Upper Valley heatwave leaves students frustrated and uncomfortable

Amid heightened temperatures and increased outdoor activities, students have cited the lack of air conditioning in dorms as their chief complaint.

by Ben Korkowski | 5/19/22 5:10am

5-18-22-thegreen-katelynhadley
by Katelyn Hadley / The Dartmouth

From May 12 to May 16, the Upper Valley experienced a surprise heatwave, with an average daytime high of 86 degrees Fahrenheit and a peak of 91 degrees Fahrenheit on May 14. During the heatwave, Residential Operations received numerous complaints from students who were dismayed by the lack of air conditioning on campus.

On May 12, Residential Operations sent an email to campus, in which they acknowledged the heat and recommended students open their windows or use a fan. 

Goutham Veeramachaneni ’25 said that last week’s heatwave was similar to his experience attending high school in Rajasthan, India, where Veeramachaneni said that temperatures often exceeded 42 degrees Celsius, or approximately 107 degrees Fahrenheit. While Veeramachaneni said the heat in India “was never a problem” indoors — as all the buildings had large fans — he added  “that does not seem to be the case” at the College.

Living within the McLaughlin Cluster, Veeramachaneni also said that while the air conditioning in his dorm had been on at the start of fall term, it has yet to be turned on this term. 

“I just find it very strange that while a lot of the buildings are air conditioned now, like [Baker-Berry Library] and [the Hopkins Center for the Arts], they are treating the residential spaces differently,” he said. “It just seems to be a way to avoid costs.”

Ellie Rudnick ’23 added that “some [members of the Interhouse Council] have said the reason they don’t turn the air conditioning on is an equity issue, since not all dorms have it.”

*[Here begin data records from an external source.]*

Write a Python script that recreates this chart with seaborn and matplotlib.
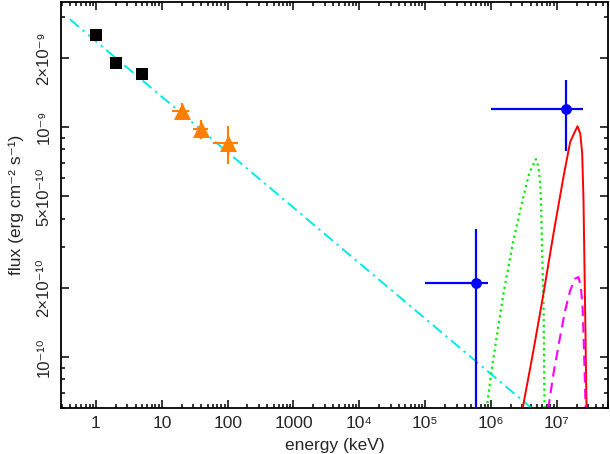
import numpy as np
import pandas as pd
import matplotlib
matplotlib.use("Agg")
import matplotlib.pyplot as plt
import matplotlib.ticker as mticker
import seaborn as sns

# ---------------- data ----------------
sq_E = [1, 2, 5]
sq_F = [2.52e-9, 1.90e-9, 1.70e-9]

tri_E = [20, 40, 100]
tri_F = [1.18e-9, 0.98e-9, 8.5e-10]
tri_Elo = [14.5, 30, 59]
tri_Ehi = [26, 51, 142]
tri_Flo = [1.09e-9, 0.89e-9, 6.9e-10]
tri_Fhi = [1.27e-9, 1.07e-9, 1.01e-9]

bl_E = [6.0e5, 1.39e7]
bl_F = [2.1e-10, 1.2e-9]
bl_Elo = [1.0e5, 1.0e6]
bl_Ehi = [9.0e5, 2.5e7]
bl_Flo = [1.0e-12, 7.9e-10]
bl_Fhi = [3.6e-10, 1.61e-9]

pl_E = [0.403, 4.5e6]
pl_F = [2.94e-9, 5.87e-11]

green_E = [8.3e5, 8.65e5, 1.007e6, 1.159e6, 1.549e6, 2.198e6, 2.944e6, 3.802e6,
           4.81e6, 5.27e6, 5.60e6, 5.80e6, 5.93e6, 6.30e6, 6.52e6, 6.58e6]
green_F = [5.0e-11, 6.05e-11, 8.47e-11, 1.107e-10, 1.888e-10, 3.22e-10, 4.66e-10, 6.28e-10,
           7.26e-10, 6.71e-10, 5.69e-10, 4.50e-10, 3.22e-10, 1.652e-10, 6.05e-11, 5.0e-11]

red_E = [2.70e6, 3.055e6, 4.426e6, 6.281e6, 8.91e6, 1.265e7, 1.600e7, 1.837e7, 2.065e7,
         2.270e7, 2.432e7, 2.547e7, 2.636e7, 2.729e7, 2.825e7, 2.84e7]
red_F = [5.0e-11, 6.05e-11, 1.069e-10, 1.888e-10, 3.44e-10, 6.08e-10, 8.63e-10, 9.40e-10, 1.009e-9,
         9.40e-10, 7.69e-10, 4.81e-10, 2.466e-10, 1.265e-10, 6.27e-11, 5.0e-11]

mag_E = [7.2e6, 7.48e6, 8.91e6, 1.099e7, 1.343e7, 1.600e7, 1.905e7, 2.138e7, 2.323e7,
         2.460e7, 2.547e7, 2.636e7, 2.729e7, 2.75e7]
mag_F = [5.0e-11, 6.05e-11, 8.47e-11, 1.183e-10, 1.596e-10, 1.950e-10, 2.193e-10, 2.228e-10, 2.018e-10,
         1.652e-10, 1.265e-10, 9.04e-11, 6.27e-11, 5.0e-11]

x_ticks = [1, 10, 100, 1000, 1e4, 1e5, 1e6, 1e7]
x_ticklabels = ["1", "10", "100", "1000", "10\u2074", "10\u2075", "10\u2076", "10\u2077"]
y_ticks = [1e-10, 2e-10, 5e-10, 1e-9, 2e-9]
y_ticklabels = ["10\u207b\u00b9\u2070", "2\u00d710\u207b\u00b9\u2070", "5\u00d710\u207b\u00b9\u2070",
                "10\u207b\u2079", "2\u00d710\u207b\u2079"]

# ---------------- style ----------------
sns.set_theme(style="ticks")
plt.rcParams["font.family"] = ["Liberation Sans", "DejaVu Sans"]
plt.rcParams["mathtext.fontset"] = "custom"
plt.rcParams["mathtext.rm"] = "Liberation Sans"

fig = plt.figure(figsize=(6.10, 4.54), dpi=100)
ax = fig.add_axes([61 / 610, 1 - 408 / 454, 547 / 610, 406 / 454])
ax.set_xscale("log")
ax.set_yscale("log")

# power law (cyan dash-dot)
sns.lineplot(x=pl_E, y=pl_F, ax=ax, color="#00E8E8", lw=1.4, sort=False, estimator=None,
             linestyle=(0, (6, 2.5, 1.2, 2.5)), zorder=2)
# model curves
sns.lineplot(x=green_E, y=green_F, ax=ax, color="#00EE00", lw=1.6, sort=False, estimator=None,
             linestyle=(0, (1, 1.6)), zorder=2)
sns.lineplot(x=red_E, y=red_F, ax=ax, color="#FF0000", lw=1.4, sort=False, estimator=None, zorder=2)
sns.lineplot(x=mag_E, y=mag_F, ax=ax, color="#FF00FF", lw=1.5, sort=False, estimator=None,
             linestyle=(0, (5, 3)), zorder=2)

# orange triangles with error bars
tri_xerr = np.array([np.subtract(tri_E, tri_Elo), np.subtract(tri_Ehi, tri_E)])
tri_yerr = np.array([np.subtract(tri_F, tri_Flo), np.subtract(tri_Fhi, tri_F)])
ax.errorbar(tri_E, tri_F, xerr=tri_xerr, yerr=tri_yerr, fmt="none", ecolor="#FF8000",
            elinewidth=1.5, capsize=0, zorder=3)
sns.scatterplot(x=tri_E, y=tri_F, ax=ax, marker="^", s=150, color="#FF8000",
                edgecolor="#FF8000", linewidth=0, zorder=4)

# black squares
sns.scatterplot(x=sq_E, y=sq_F, ax=ax, marker="s", s=65, color="black",
                edgecolor="black", linewidth=0, zorder=4)

# blue points with error bars
bl_xerr = np.array([np.subtract(bl_E, bl_Elo), np.subtract(bl_Ehi, bl_E)])
bl_yerr = np.array([np.subtract(bl_F, bl_Flo), np.subtract(bl_Fhi, bl_F)])
ax.errorbar(bl_E, bl_F, xerr=bl_xerr, yerr=bl_yerr, fmt="none", ecolor="#0000FF",
            elinewidth=1.6, capsize=0, zorder=3)
sns.scatterplot(x=bl_E, y=bl_F, ax=ax, marker="o", s=60, color="#0000FF",
                edgecolor="#0000FF", linewidth=0, zorder=4)

ax.set_xlim(0.294, 6.0e7)
ax.set_ylim(6.0e-11, 3.5e-9)

# ticks
ax.xaxis.set_major_locator(mticker.FixedLocator(x_ticks))
ax.xaxis.set_major_formatter(mticker.FixedFormatter(x_ticklabels))
ax.xaxis.set_minor_locator(mticker.LogLocator(base=10, subs=np.arange(2, 10), numticks=100))
ax.xaxis.set_minor_formatter(mticker.NullFormatter())

ax.yaxis.set_major_locator(mticker.FixedLocator(y_ticks))
ax.yaxis.set_major_formatter(mticker.FixedFormatter(y_ticklabels))
ax.yaxis.set_minor_locator(mticker.LogLocator(base=10, subs=np.arange(2, 10), numticks=100))
ax.yaxis.set_minor_formatter(mticker.NullFormatter())

ax.tick_params(which="both", direction="in", top=True, right=True, width=1.1, color="black")
ax.tick_params(which="major", length=6)
ax.tick_params(which="minor", length=3.2)
ax.tick_params(axis="x", which="major", labelsize=12.5, pad=6)
ax.tick_params(axis="y", which="major", labelsize=12, pad=7)
for lab in ax.get_yticklabels():
    lab.set_rotation(90)
    lab.set_va("center")

for sp in ax.spines.values():
    sp.set_linewidth(1.3)
    sp.set_color("black")

ax.set_xlabel("energy (keV)", fontsize=12.5)
ax.set_ylabel("flux (erg cm\u207b\u00b2 s\u207b\u00b9)", fontsize=12.5)
ax.yaxis.set_label_coords(-0.068, 0.5)
ax.xaxis.set_label_coords(0.5, -0.074)
ax.grid(False)

fig.savefig("out.png", dpi=100)
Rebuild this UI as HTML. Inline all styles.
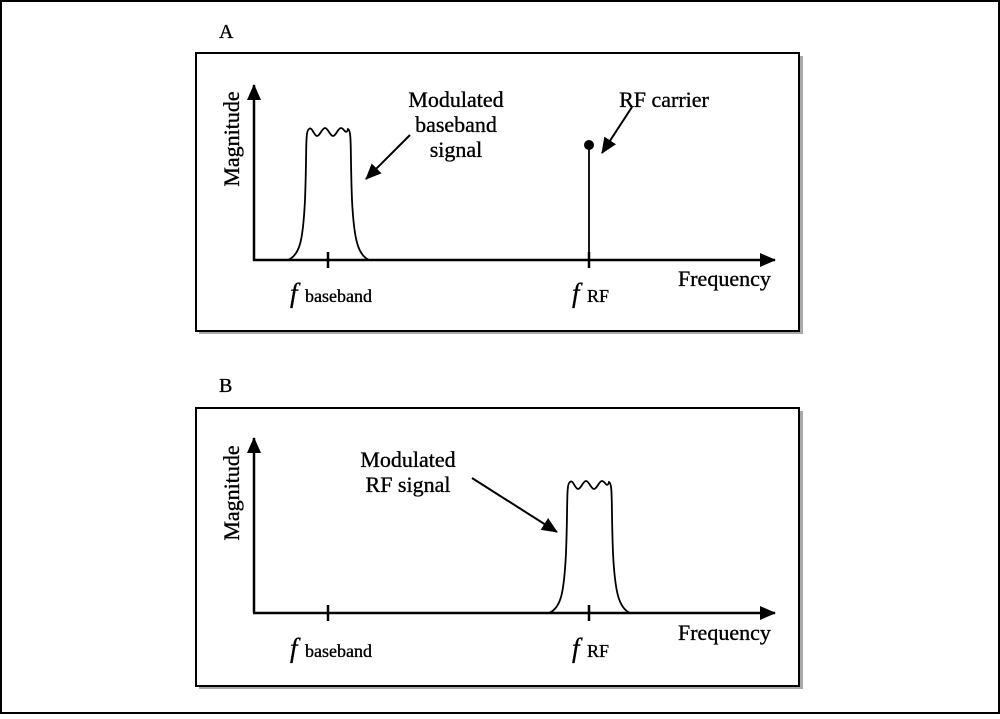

Due to the lack of air conditioning on campus, students have had to get creative with solutions to the heat.

“I got a fan and left my window open, but I also saw someone sleeping outside in a sleeping bag in the courtyard of McLaughlin,” Veeramachaneni said. 

Rudnick added that she and her friends attempted to combat the heat by swimming in the Connecticut River during the weekend and remaining in air-conditioned indoor spaces. 

Even with measures to combat the heat, heightened temperatures pose risks to student health.

Director of nursing Lauri Gallimore wrote in an email statement that headache, confusion, nausea, dizziness, body temperature above 103 degrees Fahrenheit and loss of consciousness are all common symptoms of heatstroke. 

Gallimore added that a heatstroke is a “severe medical emergency” that can be fatal if neglected. She wrote that, in case of heatstroke, witnesses should call 911 or bring the patient to a hospital, move the victim to a cooler environment and reduce body temperature with cool cloths or baths. 

If heat indexes are below the high 90s, victims may also be cooled with a fan. At temperatures above the high 90s, fans may make the victim hotter, Gallimore said.

Executive director of Dartmouth Emergency Services Kelly Rutherford ’23 said that concerns for heatstroke and heat exhaustion should not be taken lightly and shared how these conditions can be prevented. 

“The core advice to prevent heatstroke and heat exhaustion is making sure that you are hydrating with water and that if you feel you are spending a lot of time in the sun that you seek shade and go indoors,” Rutherford said.

Gallimore also said that students should stay well-hydrated, stay cool, apply sunscreen and call Safety and Security in case of an emergency.

While Rutherford could not share whether Dartmouth EMS has responded to heatstroke emergencies this year, she said the team has responded to heatstroke emergencies in the past. 

“This is the time of year in Hanover when we see more heatstroke emergencies,” Rutherford added.

Although Rudnick did not seek medical attention for heat-related ailments this weekend, she noted that she felt sick after staying in Occom Commons in the McLaughlin Cluster without air conditioning for too long.

“I was in a meeting for three and a half hours, and I became very nauseous and dizzy, presumably from the heat,” Rudnick said. “We were in a building that has air conditioning, but it wasn’t turned on, and it was super hot in there.”

Beyond health issues, some students cited several issues with heightened temperatures, including sleep loss, discomfort and disruptions to their daily routines and social lives.

“I pretty much don’t stay at my dorm anymore,” Veeramachaneni said. “I’ve been going to the library or The Hop not just to study but even just to live there. It’s like a sauna in my room.”

Rudnick said that the heat made staying in fraternities for too long an “unbearable” experience.  

“Going out this past weekend was definitely really hot, despite it being night,” she said. “Some frats had air conditioning in their basement and other places, but we were only staying inside for a certain amount of time and then heading outside to get some fresh air.” 

With several outdoor Green Key events this weekend, there remains further potential for heat-related medical issues — especially with a high of 93 degrees Fahrenheit forecast for Saturday, according to Weather.com. Rutherford said Dartmouth EMS will be providing 24/7 coverage from Wednesday night through Sunday morning. 

Residential Operations did not respond to requests for comment by the time of publication.